Community College Students – Stay On Course to a Bachelor's Degree!
"I'd like to get my bachelor's degree, but I didn't take the right classes in high school to get into the university."

"Can I go beyond community college if I dropped out of high school?"

"I know my job prospects would be better with a bachelor's degree. I'm just not sure what to do next."

"Will I qualify for financial aid if I go to the university?"
Nebraska Community College students who want to continue their education can take advantage of a new University of Nebraska program, "On Course," to gain guaranteed admission to the university upon completion of their associate's degree. Even if you did not complete high school or earn a GED, a bachelor's degree, advanced degree or professional school is well within your reach—with On Course. Talk to your advisor today about getting on the right path.

Your education doesn't have to end with community college. Join the University of Nebraska's On Course program and you will be assured of admission to any NU undergraduate campus—UNL, UNO or UNK—when you complete the program requirements at your community college. Your advisor will help you choose the right classes and work with you to ensure your credits transfer toward a bachelor's degree at the University of Nebraska.

On Course guarantees admission to these University of Nebraska campuses if you prepare by completing required coursework at your community college which, combined with your high school courses, will provide a foundation for success at the university. Your community college is well equipped to prepare you for university-level studies.
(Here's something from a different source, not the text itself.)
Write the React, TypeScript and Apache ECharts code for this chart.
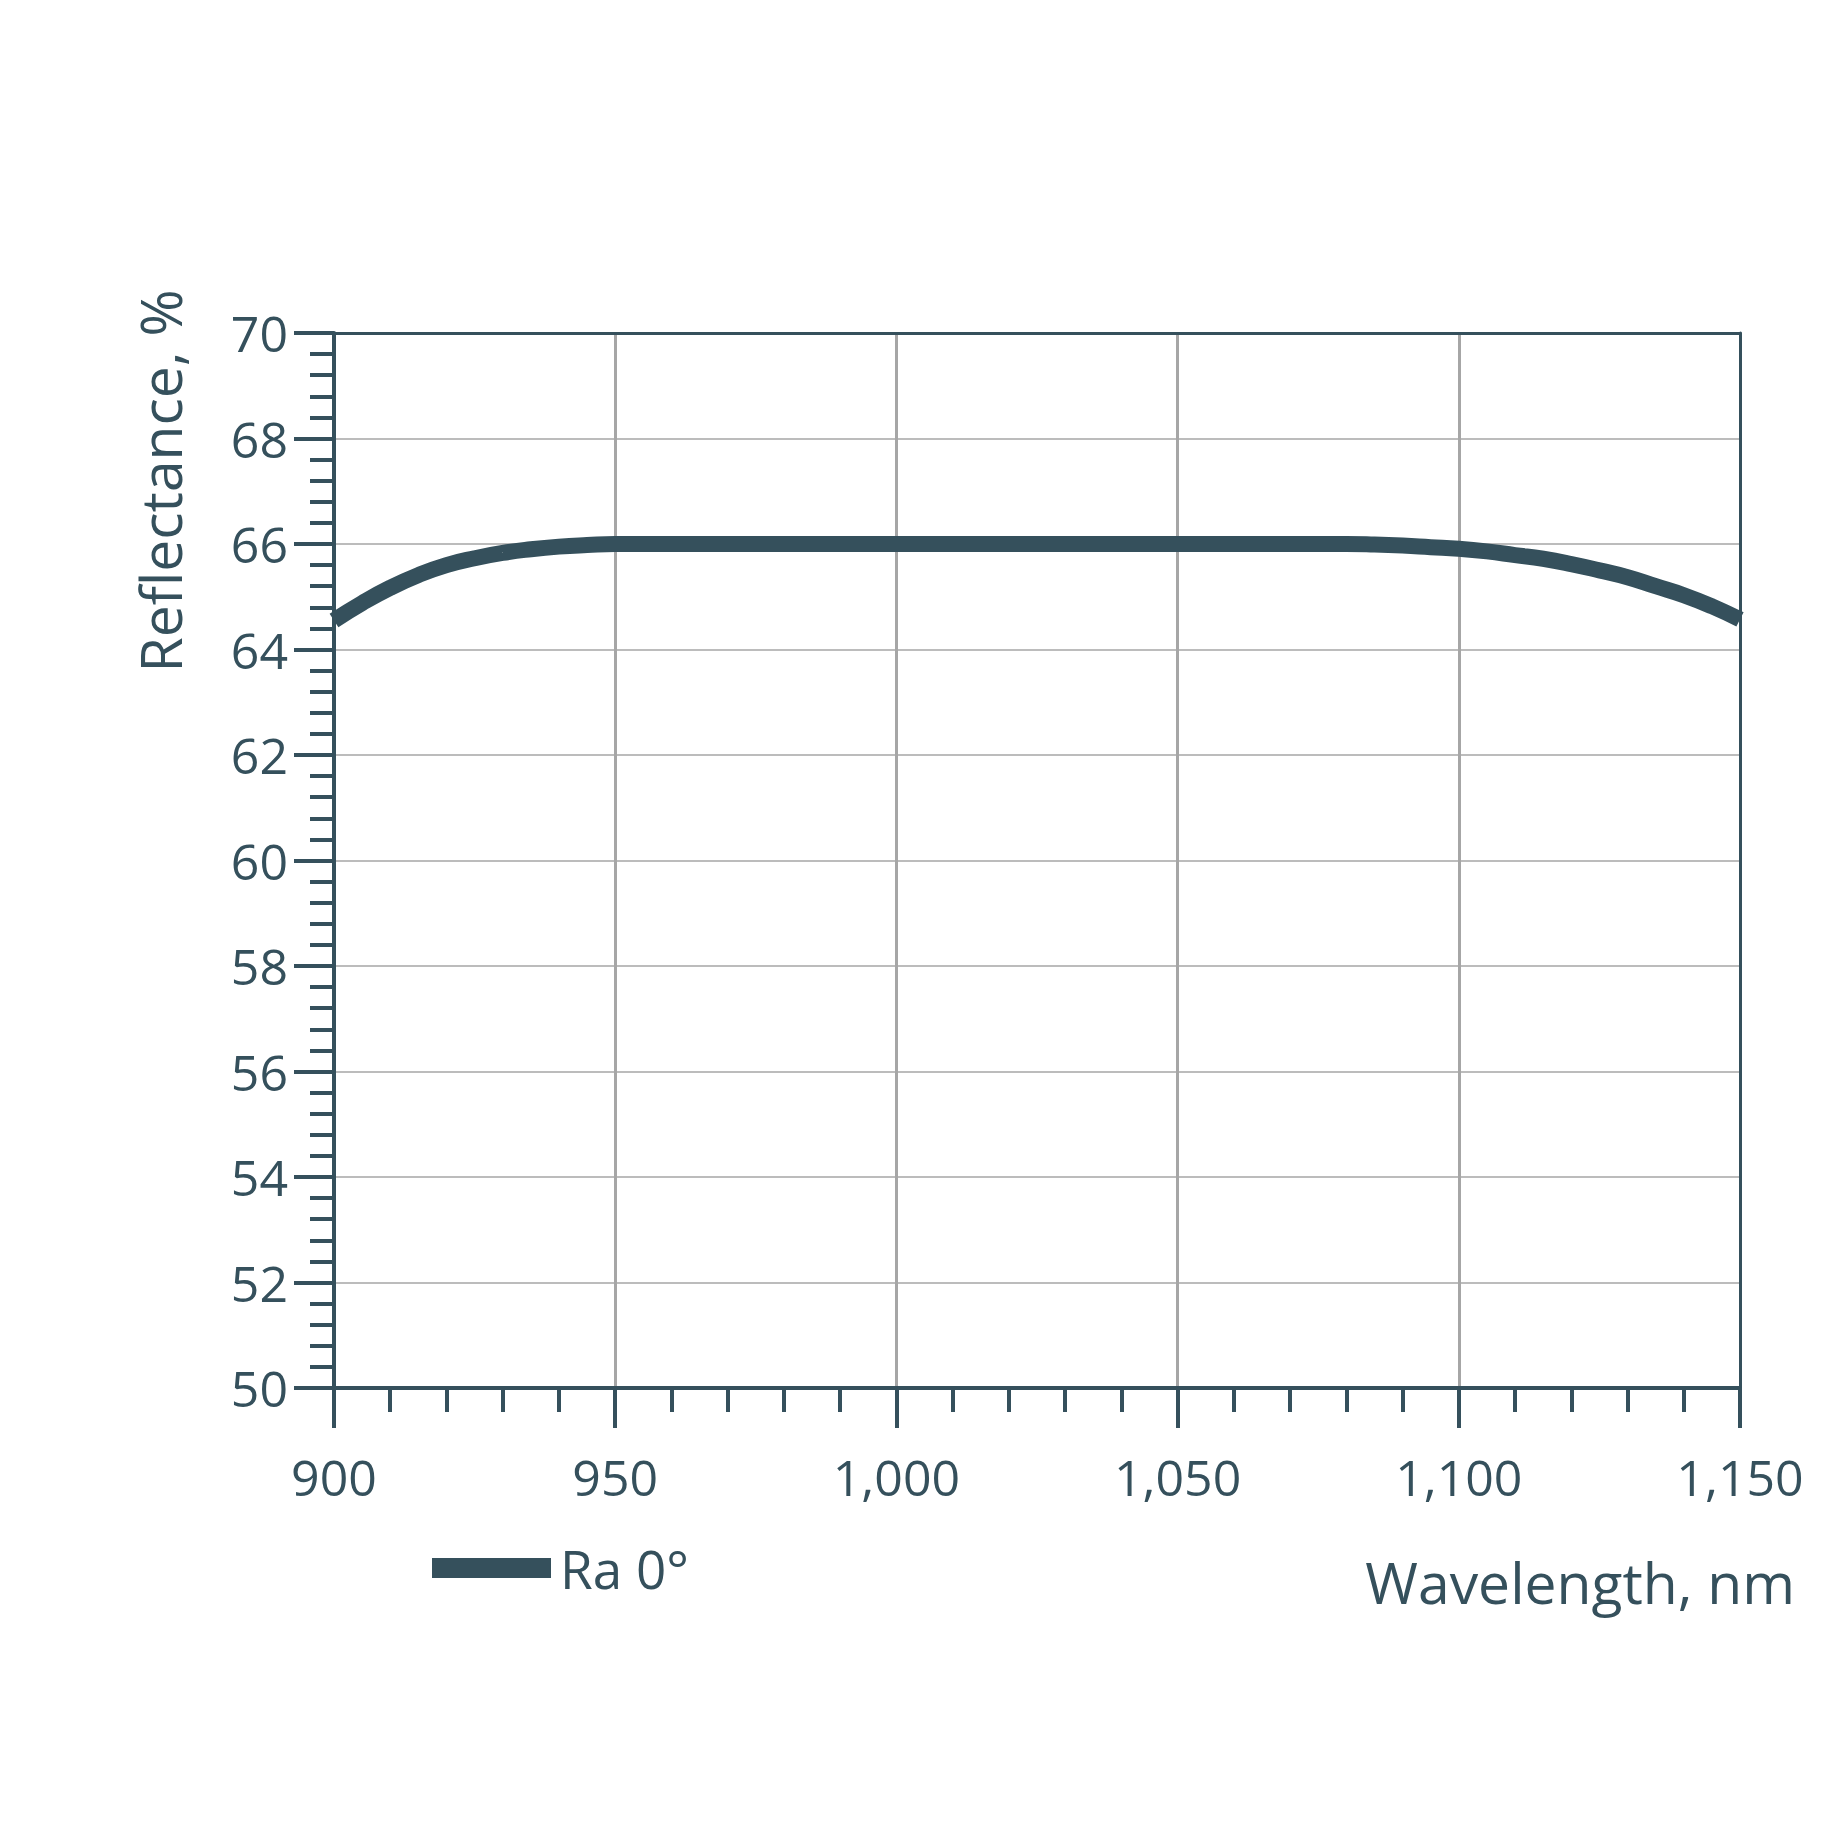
import React from 'react';
import * as echarts from 'echarts';

// wavelength, nm
const wavelengths = [
  900, 905, 910, 915, 920, 925, 930, 935, 940, 945, 950, 955, 960, 965, 970, 975, 980,
  985, 990, 995, 1000, 1005, 1010, 1015, 1020, 1025, 1030, 1035, 1040, 1045, 1050, 1055,
  1060, 1065, 1070, 1075, 1080, 1085, 1090, 1095, 1100, 1105, 1110, 1115, 1120, 1125,
  1130, 1135, 1140, 1145, 1150,
];

// Ra 0°, %
const reflectance = [
  64.55, 64.88, 65.17, 65.41, 65.6, 65.73, 65.83, 65.9, 65.95, 65.98, 66.0, 66.0, 66.0,
  66.0, 66.0, 66.0, 66.0, 66.0, 66.0, 66.0, 66.0, 66.0, 66.0, 66.0, 66.0, 66.0, 66.0,
  66.0, 66.0, 66.0, 66.0, 66.0, 66.0, 66.0, 66.0, 66.0, 66.0, 65.99, 65.97, 65.94, 65.91,
  65.86, 65.79, 65.72, 65.62, 65.5, 65.37, 65.2, 65.03, 64.82, 64.57,
];

const seriesName = 'Ra 0°';
const xName = 'Wavelength, nm';
const yName = 'Reflectance, %';

const ink = '#35505c';
const font = '"Open Sans", "Noto Sans", sans-serif';

// plain dark frame line for the top / right sides of the plot
const frameAxis = {
  show: true,
  type: 'value',
  axisLine: { show: true, lineStyle: { color: ink, width: 3 } },
  axisTick: { show: false },
  axisLabel: { show: false },
  splitLine: { show: false },
};

const App = () => {
  const chartRef = React.useRef(null);

  React.useEffect(() => {
    const myChart = echarts.init(chartRef.current, null, { renderer: 'svg' });

    const option: any = {
      animation: false,
      backgroundColor: '#ffffff',
      textStyle: { fontFamily: font, color: ink },
      grid: {
        left: 326,
        top: 325,
        right: 100,
        bottom: 452,
      },
      legend: {
        data: [seriesName],
        left: 419,
        top: 1525,
        icon: 'rect',
        itemWidth: 119,
        itemHeight: 20,
        textStyle: { fontSize: 53, lineHeight: 60, color: ink, fontFamily: font, padding: [0, 0, 0, 4] },
      },
      xAxis: [
        {
          type: 'value',
          min: 900,
          max: 1150,
          interval: 50,
          axisLine: { show: true, lineStyle: { color: ink, width: 4 } },
          axisTick: { show: true, length: 40, lineStyle: { color: ink, width: 4 } },
          minorTick: { show: true, splitNumber: 5, length: 24, lineStyle: { color: ink, width: 4 } },
          splitLine: { show: true, lineStyle: { color: '#a6a6a6', width: 3 } },
          axisLabel: {
            margin: 64,
            fontSize: 50,
            color: ink,
            fontFamily: font,
            showMinLabel: true,
            showMaxLabel: true,
            formatter: (v: number) => v.toLocaleString('en-US'),
          },
        },
        { ...frameAxis, position: 'top', min: 900, max: 1150 },
      ],
      yAxis: [
        {
          type: 'value',
          min: 50,
          max: 70,
          interval: 2,
          axisLine: { show: true, lineStyle: { color: ink, width: 4 } },
          axisTick: { show: true, length: 40, lineStyle: { color: ink, width: 4 } },
          minorTick: { show: true, splitNumber: 5, length: 24, lineStyle: { color: ink, width: 4 } },
          splitLine: { show: true, lineStyle: { color: '#bcbcbc', width: 2 } },
          axisLabel: {
            margin: 46,
            fontSize: 50,
            color: ink,
            fontFamily: font,
            showMinLabel: true,
            showMaxLabel: true,
          },
        },
        { ...frameAxis, position: 'right', min: 50, max: 70 },
      ],
      graphic: [
        {
          type: 'text',
          x: 152,
          y: 473,
          rotation: Math.PI / 2,
          style: {
            text: yName,
            fontSize: 57,
            fontFamily: font,
            fill: ink,
            align: 'center',
            verticalAlign: 'middle',
          },
        },
        {
          type: 'text',
          x: 1787,
          y: 1574,
          style: {
            text: xName,
            fontSize: 57,
            fontFamily: font,
            fill: ink,
            align: 'right',
            verticalAlign: 'middle',
          },
        },
      ],
      series: [
        {
          name: seriesName,
          type: 'line',
          smooth: true,
          showSymbol: false,
          color: ink,
          lineStyle: { color: ink, width: 16 },
          data: wavelengths.map((w, i) => [w, reflectance[i]]),
        },
      ],
    };

    myChart.setOption(option);

    return () => {
      myChart.dispose();
    };
  }, []);

  return <div ref={chartRef} style={{ width: '1832px', height: '1832px' }} />;
};

export default App;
You can take full advantage of this capability by following the On Course pathway.

On Course Checklist

  • Sign up with your community college advisor to be an On Course student.
  • Stay on course by taking all required classes and maintaining satisfactory academic progress.
  • Apply online at the campus you wish to attend.
    UNL: admissions.unl.edu
    UNO: unomaha.edu/admissions
    UNK: unk.edu/admissions
  • Pay application fee
  • Provide transcripts from all educational institutions attended, including high school
  • Check admission requirements for the specific degree program you wish to enter; some may have a higher GPA or additional course requirements. Admission to the University of Nebraska does not assure you of admission to a specific degree program.

Qualifications

To qualify for assured admission to the University of Nebraska, you must have:
  • An Associate of Arts or Associate of Science degree from a Nebraska community college, or a high school diploma or GED.
  • 16 academic units, either in high school or community college, as listed under "Academic Requirements".
  • Additional coursework that meets the university's general education requirements.
  • A grade of C or higher in all courses taken to fulfill On Course requirements.

Academic Requirements

Both high school and community college courses can count toward your admission requirements. On Course students must complete the academic "units" listed below. A unit is one year of college-preparatory high school education or one community college course.

English: Four units. All courses must include intensive reading and writing.

Mathematics: Three units (four if you plan to attend UNL, including geometry and either pre-calculus or calculus). The three units must include Algebra I and II, and geometry or an equivalent math course. Natural Sciences: Three units, including biology, chemistry, physics or earth sciences, with at least one course being laboratory-based.

Social Studies: Three units, including at least one unit of American or world history and one additional unit of history, American government or geography.

Foreign Language: Two units of the same foreign language at elementary or higher levels.

Students who begin their studies at the University of Nebraska take certain general education courses in their first two years. On Course students are also expected to take courses that develop intellectual and practical skills, including communication, inquiry, critical thinking and creativity. Courses that provide this type of general education include:

Speech: Courses that include demonstration of the ability to speak formally to an audience.

Literature: Courses that include literary classics, English literature, American literature, western civilization or world civilizations.

Aesthetics: Courses in art, art appreciation, music, dance, theater or other forms of artistic expression.

Citizenship: Courses in ethical principles, civics or stewardship that help build understanding of the importance of civic responsibility. These are examples of general education courses. Your advisor can help ensure that you are taking the right courses to meet admission requirements for the campus of your choice.

Financial Aid

Financial assistance is available to qualifying On Course students through Collegebound Nebraska, the University of Nebraska's tuition assistance program, as well as other need-based and merit-based scholarships. Collegebound Nebraska can help make sure your educational costs do not increase substantially when you move from community college to the university.

If you are Pell Grant-eligible, Collegebound Nebraska guarantees that you will pay no tuition at UNL, UNO or UNK. Even if you are not Pell Grant-eligible, you may receive Collegebound Nebraska support based on information you provide by filling out the FAFSA (Free Application for Federal Student Aid). As a general rule, students from a family of four with one student in college and a family income of $50,000 or less will qualify for free tuition.

Collegebound Nebraska provides full tuition assistance for up to five years to full-time undergraduate students who are Nebraska residents. See your community college advisor for assistance in filling out the FAFSA form. You must apply by April 1 of the year in which you plan to attend the university.